Topps Triple Threads, and all the colors and variations that complement it, is already a confusing set for many collectors. Has anyone ever noticed that some of the excessive die-cutting around the relic pieces makes some cards even harder to decipher?
When I look at a baseball card that is commemorating some event from the past season or other time in baseball history, I want the card to explicitly state that somewhere. I don't want to have to look at the card and think it over for a minute before I figure out what the card is all about. Take the Tony Gwynn card pictured above. The three relic pieces are cut into the letters HOF, the commonly used abbreviation for Hall of Fame or Hall of Famer. That's easy.
But this year, Topps got a little overzealous with their die-cutting abilities. For example, the two cards pictured above depict the top three vote getters in the American League Rookie of the Year balloting and the National League MVP balloting. While it is easy to figure that out, the fact that the words are split into three sections and cover three different colors, it can be difficult to figure out exactly what the card says at first.
However, once Topps started producing the book-style cards, all simplicity was left at the door.
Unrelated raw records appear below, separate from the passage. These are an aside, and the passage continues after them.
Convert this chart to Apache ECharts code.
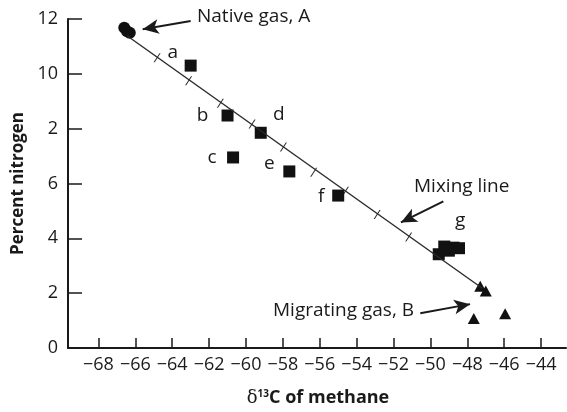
<!DOCTYPE html>
<html><head><meta charset="utf-8">
<script src="https://cdn.jsdelivr.net/npm/echarts@6/dist/echarts.min.js"></script>
<style>html,body{margin:0;padding:0;background:#fff}#c{width:567px;height:412px}</style>
</head><body><div id="c"></div>
<script>
// ---- data ----
const xTicks = [-68, -66, -64, -62, -60, -58, -56, -54, -52, -50, -48, -46, -44];
const yTicks = [0, 2, 4, 6, 8, 10, 12];
const yTickLabels = ['0', '2', '4', '6', '2', '10', '12']; // as printed in the original
const nativeGas = [[-66.6, 11.68], [-66.45, 11.55], [-66.3, 11.5]];
const sampleNames = ['a', 'b', 'c', 'd', 'e', 'f'];
const sampleValues = [[-63.0, 10.3], [-61.0, 8.48], [-60.7, 6.95], [-59.2, 7.85], [-57.65, 6.44], [-55.0, 5.56]];
const groupG = [[-49.55, 3.42], [-49.25, 3.7], [-49.0, 3.55], [-48.75, 3.66], [-48.45, 3.64]];
const migratingGas = [[-47.3, 2.25], [-47.0, 2.08], [-47.65, 1.08], [-45.95, 1.25]];
const mixingLine = [[-66.43, 11.38], [-47.19, 2.18]];
const mixingTicks = [[-64.82, 10.59], [-63.11, 9.75], [-61.39, 8.93], [-59.67, 8.17], [-57.97, 7.33], [-56.33, 6.41], [-54.61, 5.72], [-52.89, 4.87], [-51.18, 4.05]];

const FONT = 'Open Sans';
const ink = '#1a1a1a';
const labelOffsets = { a: [-18, -13], b: [-25, 0], c: [-21, 0], d: [18, -18], e: [-20, -8], f: [-17, 1] };

const chart = echarts.init(document.getElementById('c'));
const arrow = (from, to) => [{ coord: from, symbol: 'none' }, { coord: to, symbol: 'arrow' }];
const mark = { color: '#111', opacity: 1 };

chart.setOption({
  animation: false,
  grid: { left: 68, right: 1, top: 19, bottom: 64 },
  xAxis: {
    type: 'value', min: -69.65, max: -42.65,
    axisLine: { show: true, onZero: false, lineStyle: { color: ink, width: 2 } },
    axisTick: { show: true, inside: true, length: 10, customValues: xTicks, lineStyle: { color: ink, width: 1.5 } },
    axisLabel: { customValues: xTicks, margin: 8, color: ink, fontFamily: FONT, fontSize: 18,
      formatter: v => (v < 0 ? '\u2212' + Math.abs(v) : String(v)) },
    splitLine: { show: false }
  },
  yAxis: {
    type: 'value', min: 0, max: 12, interval: 2,
    axisLine: { show: true, onZero: false, lineStyle: { color: ink, width: 2 } },
    axisTick: { show: true, inside: true, length: 14, lineStyle: { color: ink, width: 1.5 } },
    axisLabel: { margin: 10, color: ink, fontFamily: FONT, fontSize: 18,
      formatter: v => yTickLabels[yTicks.indexOf(v)] },
    splitLine: { show: false },
    name: 'Percent nitrogen', nameLocation: 'middle', nameGap: 40, nameRotate: 90,
    nameTextStyle: { color: ink, fontFamily: FONT, fontSize: 17, fontWeight: 'bold' }
  },
  graphic: [
    { type: 'text', left: 197, top: 7, style: { text: 'Native gas, A', fontFamily: FONT, fontSize: 19, fill: ink } },
    { type: 'text', left: 414, top: 177, style: { text: 'Mixing line', fontFamily: FONT, fontSize: 19, fill: ink } },
    { type: 'text', left: 455, top: 211, style: { text: 'g', fontFamily: FONT, fontSize: 19, fill: ink } },
    { type: 'text', left: 273, top: 301, style: { text: 'Migrating gas, B', fontFamily: FONT, fontSize: 19, fill: ink } },
    { type: 'text', x: 318, y: 398, style: {
      text: '{d|\u03b4}{s|13}{b|C of methane}', align: 'center', verticalAlign: 'middle',
      rich: {
        d: { fontFamily: 'DejaVu Serif', fontSize: 18, fill: ink, fontWeight: 'normal' },
        s: { fontFamily: FONT, fontSize: 10, fontWeight: 'bold', verticalAlign: 'top', padding: [0, 0, 8, 0], fill: ink },
        b: { fontFamily: FONT, fontSize: 18, fontWeight: 'bold', fill: ink }
      } } }
  ],
  series: [
    {
      type: 'line', data: mixingLine, symbol: 'none', silent: true,
      lineStyle: { color: '#2a2a2a', width: 1.4 },
      markLine: {
        silent: true, symbolSize: [11, 16], animation: false,
        lineStyle: { color: ink, width: 2, type: 'solid' }, label: { show: false },
        data: [
          arrow([-63.0, 11.93], [-65.6, 11.63]),
          arrow([-49.3, 5.35], [-51.6, 4.58]),
          arrow([-50.55, 1.27], [-47.85, 1.6])
        ]
      }
    },
    {
      type: 'scatter', data: mixingTicks, symbol: 'path://M0,10L7,0L8.4,0L1.4,10Z', symbolSize: [7, 9],
      itemStyle: { color: '#2a2a2a', opacity: 1 }, silent: true
    },
    { type: 'scatter', data: nativeGas, symbol: 'circle', symbolSize: 12, itemStyle: mark },
    {
      type: 'scatter', symbol: 'rect', symbolSize: 12, itemStyle: mark,
      data: sampleValues.map((v, i) => ({
        value: v,
        label: { show: true, formatter: sampleNames[i], position: 'inside', offset: labelOffsets[sampleNames[i]],
          color: ink, fontFamily: FONT, fontSize: 19 }
      }))
    },
    { type: 'scatter', data: groupG, symbol: 'rect', symbolSize: 12, itemStyle: mark },
    { type: 'scatter', data: migratingGas, symbol: 'triangle', symbolSize: [12, 11], itemStyle: mark }
  ]
});
</script></body></html>
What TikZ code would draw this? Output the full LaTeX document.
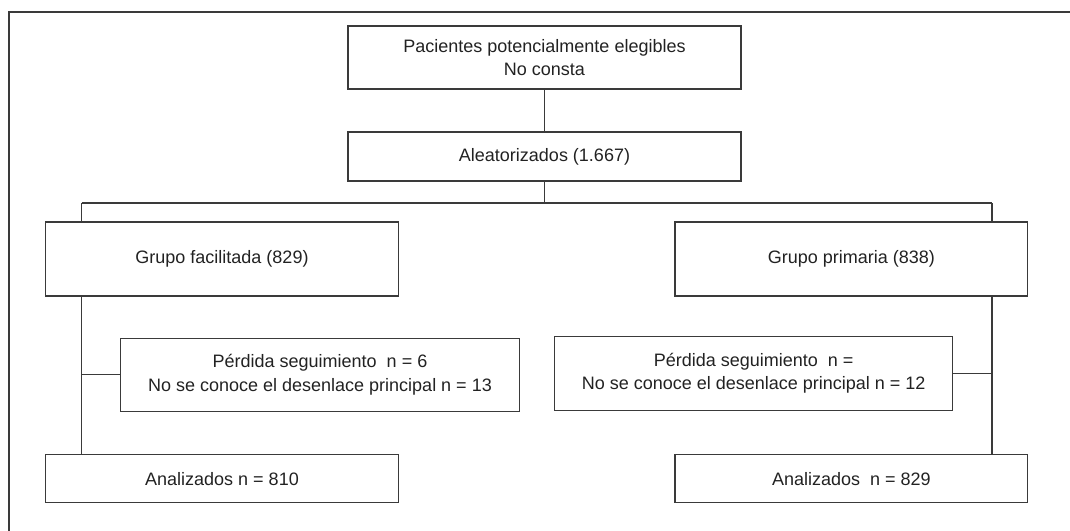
\documentclass[tikz,border=0pt]{standalone}
\usepackage{fontspec}
\setmainfont{Liberation Sans}
\definecolor{linegray}{HTML}{3A3A3A}
\definecolor{textgray}{HTML}{222222}
\begin{document}
\begin{tikzpicture}[x=0.75pt,y=-0.75pt,
  box/.style={draw=linegray,line width=0.9pt,align=center,inner sep=0pt,
    text=textgray,font=\fontsize{13.5}{17.5}\selectfont},
  conn/.style={draw=linegray,line width=0.9pt}]
\useasboundingbox (0,0) rectangle (1070,531);
\draw[conn] (1070,12) -- (9,12) -- (9,531);
\node[box,minimum width=294.75pt,minimum height=47.25pt] (elig) at (544.5,57.5) {Pacientes potencialmente elegibles\\No consta};
\node[box,minimum width=294.75pt,minimum height=36.75pt] (alea) at (544.5,156.5) {Aleatorizados (1.667)};
\node[box,minimum width=264.5pt,minimum height=55.5pt] (fac) at (222,259) {Grupo facilitada (829)};
\node[box,minimum width=264.5pt,minimum height=55.5pt] (pri) at (851.3,259) {Grupo primaria (838)};
\node[box,minimum width=298.7pt,minimum height=54.75pt] (perl) at (320,374.8) {P\'erdida seguimiento~ n = 6\\No se conoce el desenlace principal n = 13};
\node[box,minimum width=298.5pt,minimum height=55pt] (perr) at (753.7,373.5) {P\'erdida seguimiento~ n =\\No se conoce el desenlace principal n = 12};
\node[box,minimum width=264.5pt,minimum height=36pt] (anl) at (222,478.7) {Analizados n = 810};
\node[box,minimum width=264.5pt,minimum height=36pt] (anr) at (851.3,478.7) {Analizados~ n = 829};
\coordinate (L) at (81.7,203);
\coordinate (R) at (992,203);
\draw[conn] (elig.south) -- (alea.north);
\draw[conn] (alea.south) -- (alea.south |- L);
\draw[conn] (L) -- (R);
\draw[conn] (L) -- (L |- fac.north);
\draw[conn] (R) -- (R |- pri.north);
\draw[conn] (L |- fac.south) -- (L |- anl.north);
\draw[conn] (L |- perl.west) -- (perl.west);
\draw[conn] (R |- pri.south) -- (R |- anr.north);
\draw[conn] (perr.east) -- (R |- perr.east);
\end{tikzpicture}
\end{document}
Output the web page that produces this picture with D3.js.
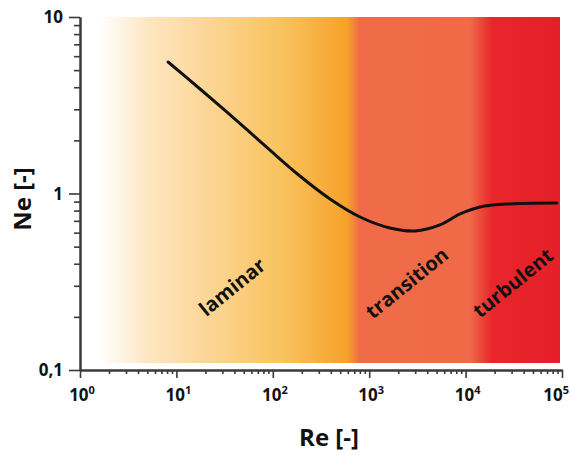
<!DOCTYPE html>
<html>
<head>
<meta charset="utf-8">
<script src="https://cdn.jsdelivr.net/npm/d3@7"></script>
<style>
  body { margin: 0; background: #fff; }
  svg { display: block; font-family: "Open Sans", "DejaVu Sans", sans-serif; }
</style>
</head>
<body>
<svg id="chart" width="570" height="455"></svg>
<script>
// curve: Reynolds number vs Newton (power) number
var reValues = [8.2, 17.6, 40.5, 93.5, 191, 392, 803, 1640, 2990, 5420, 8750, 14100, 28900, 88700];
var neValues = [5.56, 3.91, 2.64, 1.76, 1.256, 0.931, 0.736, 0.638, 0.614, 0.664, 0.766, 0.839, 0.873, 0.883];

// flow regimes (label position in data units)
var regimeNames = ["laminar", "transition", "turbulent"];
var regimeRe = [38, 2470, 31000];
var regimeNe = [0.295, 0.311, 0.311];

// background gradient stops along Re
var bandRe = [1.6, 5.3, 20, 120, 588, 800, 11100, 18800, 100000];
var bandColor = ["#ffffff", "#fde6bf", "#fcd698", "#f9c35f", "#f6a22a", "#f06b47", "#f06a48", "#e8262b", "#e51f28"];

var xTicks = [1, 10, 100, 1000, 10000, 100000];
var xExp = ["0", "1", "2", "3", "4", "5"];
var yTicks = [0.1, 1, 10];
var yTickLabels = ["0,1", "1", "10"];

var svg = d3.select("#chart");

var x = d3.scaleLog().domain([1, 1e5]).range([80, 562]);
var y = d3.scaleLog().domain([0.1, 10]).range([370, 17]);

// gradient background
var grad = svg.append("defs").append("linearGradient")
  .attr("id", "regimes")
  .attr("gradientUnits", "userSpaceOnUse")
  .attr("x1", x(bandRe[0])).attr("x2", x(bandRe[bandRe.length - 1]))
  .attr("y1", 0).attr("y2", 0);

var x0 = x(bandRe[0]), x1 = x(bandRe[bandRe.length - 1]);
grad.selectAll("stop")
  .data(bandRe)
  .enter().append("stop")
  .attr("offset", function (d) { return (x(d) - x0) / (x1 - x0); })
  .attr("stop-color", function (d, i) { return bandColor[i]; });

svg.append("rect")
  .attr("x", 82)
  .attr("y", y(10))
  .attr("width", 560 - 82)
  .attr("height", 363 - y(10))
  .attr("fill", "url(#regimes)");

// minor ticks
function minors(lo, hi) {
  var out = [];
  for (var p = lo; p < hi; p *= 10) {
    for (var k = 2; k <= 9; k++) out.push(p * k);
  }
  return out;
}

var axisColor = "#3a3a3a";

// x axis
var gx = svg.append("g").attr("transform", "translate(0," + y(0.1) + ")");
gx.call(d3.axisBottom(x).tickValues(minors(1, 1e5)).tickSize(4).tickFormat("").tickSizeOuter(0));
gx.call(function (g) {
  g.append("g").call(d3.axisBottom(x).tickValues(xTicks).tickSize(8).tickFormat("").tickSizeOuter(0));
});

// y axis
var gy = svg.append("g").attr("transform", "translate(" + x(1) + ",0)");
gy.call(d3.axisLeft(y).tickValues(minors(0.1, 10)).tickSize(6).tickFormat("").tickSizeOuter(0));
gy.call(function (g) {
  g.append("g").call(d3.axisLeft(y).tickValues(yTicks).tickSize(11).tickFormat("").tickSizeOuter(0));
});

svg.selectAll(".domain, .tick line")
  .attr("stroke", axisColor)
  .attr("stroke-width", 2);
svg.selectAll(".tick line").attr("stroke-width", 1.6);

// x tick labels with superscripts (last one pulled in so it stays on the page)
var xl = svg.append("g").selectAll("text")
  .data(xTicks)
  .enter().append("text")
  .attr("x", function (d, i) { return i === xTicks.length - 1 ? 569 : x(d) + 2; })
  .attr("y", 401)
  .attr("text-anchor", function (d, i) { return i === xTicks.length - 1 ? "end" : "middle"; })
  .style("font-size", "17px")
  .style("font-weight", "bold")
  .attr("fill", "#111");
xl.append("tspan").text("10");
xl.append("tspan")
  .attr("dy", -7)
  .style("font-size", "11px")
  .text(function (d, i) { return xExp[i]; });

// y tick labels
svg.append("g").selectAll("text")
  .data(yTicks)
  .enter().append("text")
  .attr("x", 63)
  .attr("y", function (d) { return y(d) + 6; })
  .attr("text-anchor", "end")
  .style("font-size", "17px")
  .style("font-weight", "bold")
  .attr("fill", "#111")
  .text(function (d, i) { return yTickLabels[i]; });

// axis titles
svg.append("text")
  .attr("x", 329)
  .attr("y", 446)
  .attr("text-anchor", "middle")
  .style("font-size", "24px")
  .style("font-weight", "bold")
  .attr("fill", "#111")
  .text("Re [-]");

svg.append("text")
  .attr("transform", "translate(31,199) rotate(-90)")
  .attr("text-anchor", "middle")
  .style("font-size", "24px")
  .style("font-weight", "bold")
  .attr("fill", "#111")
  .text("Ne [-]");

// the curve
var line = d3.line()
  .x(function (d) { return x(d[0]); })
  .y(function (d) { return y(d[1]); })
  .curve(d3.curveCatmullRom.alpha(0.5));

svg.append("path")
  .datum(reValues.map(function (d, i) { return [d, neValues[i]]; }))
  .attr("d", line)
  .attr("fill", "none")
  .attr("stroke", "#111")
  .attr("stroke-width", 3)
  .attr("stroke-linecap", "round");

// regime labels
svg.append("g").selectAll("text")
  .data(regimeNames)
  .enter().append("text")
  .attr("transform", function (d, i) {
    return "translate(" + x(regimeRe[i]) + "," + y(regimeNe[i]) + ") rotate(-39)";
  })
  .attr("text-anchor", "middle")
  .attr("dy", "0.35em")
  .style("font-size", "20px")
  .style("font-weight", "bold")
  .attr("fill", "#111")
  .text(function (d) { return d; });
</script>
</body>
</html>
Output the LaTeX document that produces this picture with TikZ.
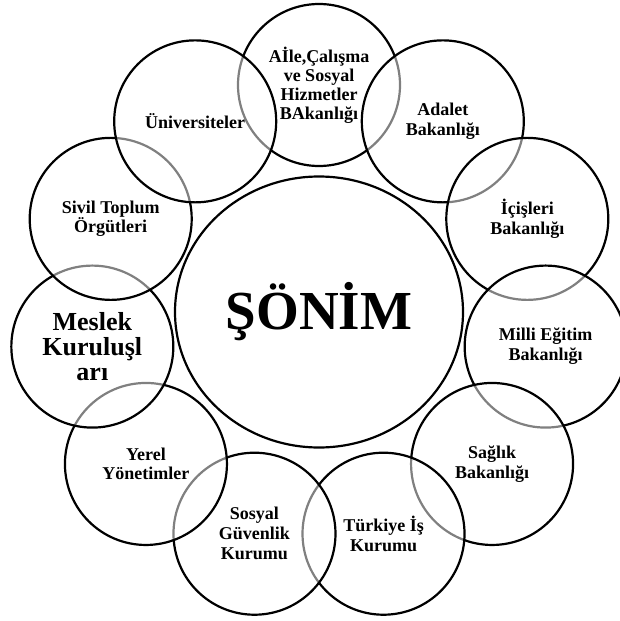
\documentclass[tikz,border=0pt]{standalone}
\usepackage{fontspec}
\setmainfont{Liberation Serif}[BoldFont={Liberation Serif Bold}]
\usetikzlibrary{shapes.geometric}
\begin{document}
\begin{tikzpicture}[y=1pt, x=1pt, yscale=-1, inner sep=0pt, outer sep=0pt,
	ring/.style={circle, draw=black, line width=2.2, fill=white, fill opacity=0.5, text opacity=1, minimum size=162, align=center}]
\useasboundingbox (0,0) rectangle (619,621);
	\node[ellipse, draw=black, line width=2.2, minimum width=288, minimum height=271, font=\bfseries\fontsize{55}{60}\selectfont] (sonim) at (319,312) {ŞÖNİM};
	\foreach \txt/\fs/\ls [count=\i] in {{Aİle,Çalışma\\ve Sosyal\\Hizmetler\\BAkanlığı}/18/19, {Adalet\\Bakanlığı}/18/20, {İçişleri\\Bakanlığı}/18/20, {Milli Eğitim\\Bakanlığı}/18/20, {Sağlık\\Bakanlığı}/18/20, {Türkiye İş\\Kurumu}/18/20, {Sosyal\\Güvenlik\\Kurumu}/18/20, {Yerel\\Yönetimler}/18/19, {Meslek\\Kuruluşl\\arı}/26/25, {Sivil Toplum\\Örgütleri}/18/19, {Üniversiteler}/18/19}{
		\node[ring, font=\bfseries\fontsize{\fs}{\ls}\selectfont] (c\i) at ({319+229*cos(90-(\i-1)*360/11)}, {314-229*sin(90-(\i-1)*360/11)}) {\txt};
	}
\end{tikzpicture}
\end{document}
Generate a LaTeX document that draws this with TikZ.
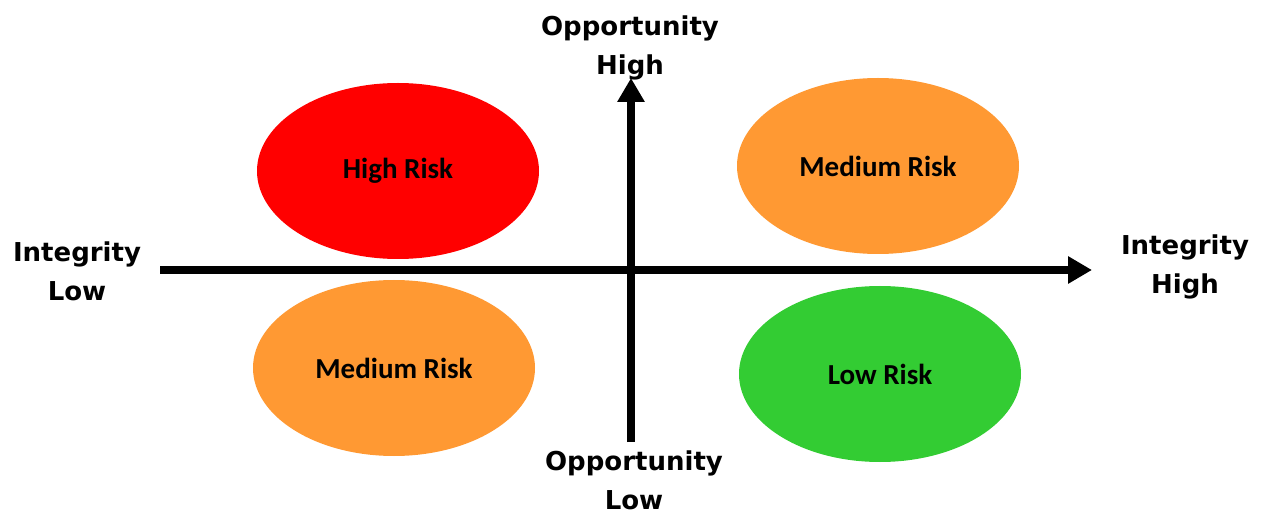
\documentclass[tikz,border=0pt]{standalone}
\usepackage{fontspec}
\setmainfont{DejaVu Sans}
\newfontfamily\calfont{Carlito}
\usetikzlibrary{shapes.geometric,arrows.meta}
\definecolor{riskred}{RGB}{255,0,0}
\definecolor{riskorange}{RGB}{255,153,51}
\definecolor{riskgreen}{RGB}{51,204,51}
\tikzset{
  riskoval/.style={ellipse, minimum width=282pt, minimum height=176pt, inner sep=0pt,
    font=\calfont\bfseries\fontsize{29}{32}\selectfont},
  axislabel/.style={align=center, font=\bfseries\fontsize{26}{39}\selectfont, inner sep=0pt},
  axisline/.style={line width=8pt, -{Triangle[width=26pt,length=24pt]}}
}
\begin{document}
\begin{tikzpicture}[x=1pt,y=-1pt]
\useasboundingbox (0,0) rectangle (1262,513);
\node[riskoval, fill=riskred] (high) at (398,171) {High Risk};
\node[riskoval, fill=riskorange] (medtr) at (878,166) {Medium Risk};
\node[riskoval, fill=riskorange] (medbl) at (394,368) {Medium Risk};
\node[riskoval, fill=riskgreen] (low) at (880,374) {Low Risk};
\coordinate (xstart) at (160,270);
\coordinate (xend) at (1092,270);
\coordinate (ystart) at (631,442);
\coordinate (yend) at (631,78);
\draw[axisline] (xstart) -- (xend);
\draw[axisline] (ystart) -- (yend);
\node[axislabel] (opphigh) at (630,48) {Opportunity\\High};
\node[axislabel] (opplow) at (634,480) {Opportunity\\Low};
\node[axislabel] (intlow) at (77,271) {Integrity\\Low};
\node[axislabel] (inthigh) at (1185,267) {Integrity\\High};
\end{tikzpicture}
\end{document}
Being a Ryan Howard fan, I understand all parts of the above card just fine. But, if an avid baseball fan were to pull this card, they wouldn't have a clue what it meant. For those who don't know, let me explain.
1. The top line says Howard
2. The second line commemorates his ROY and MVP selections
3. The third and fourth lines combine to say Howard hit 100 home runs in 325 games
Why all the extras? Not to mention, the minuscule picture of Howard on that card.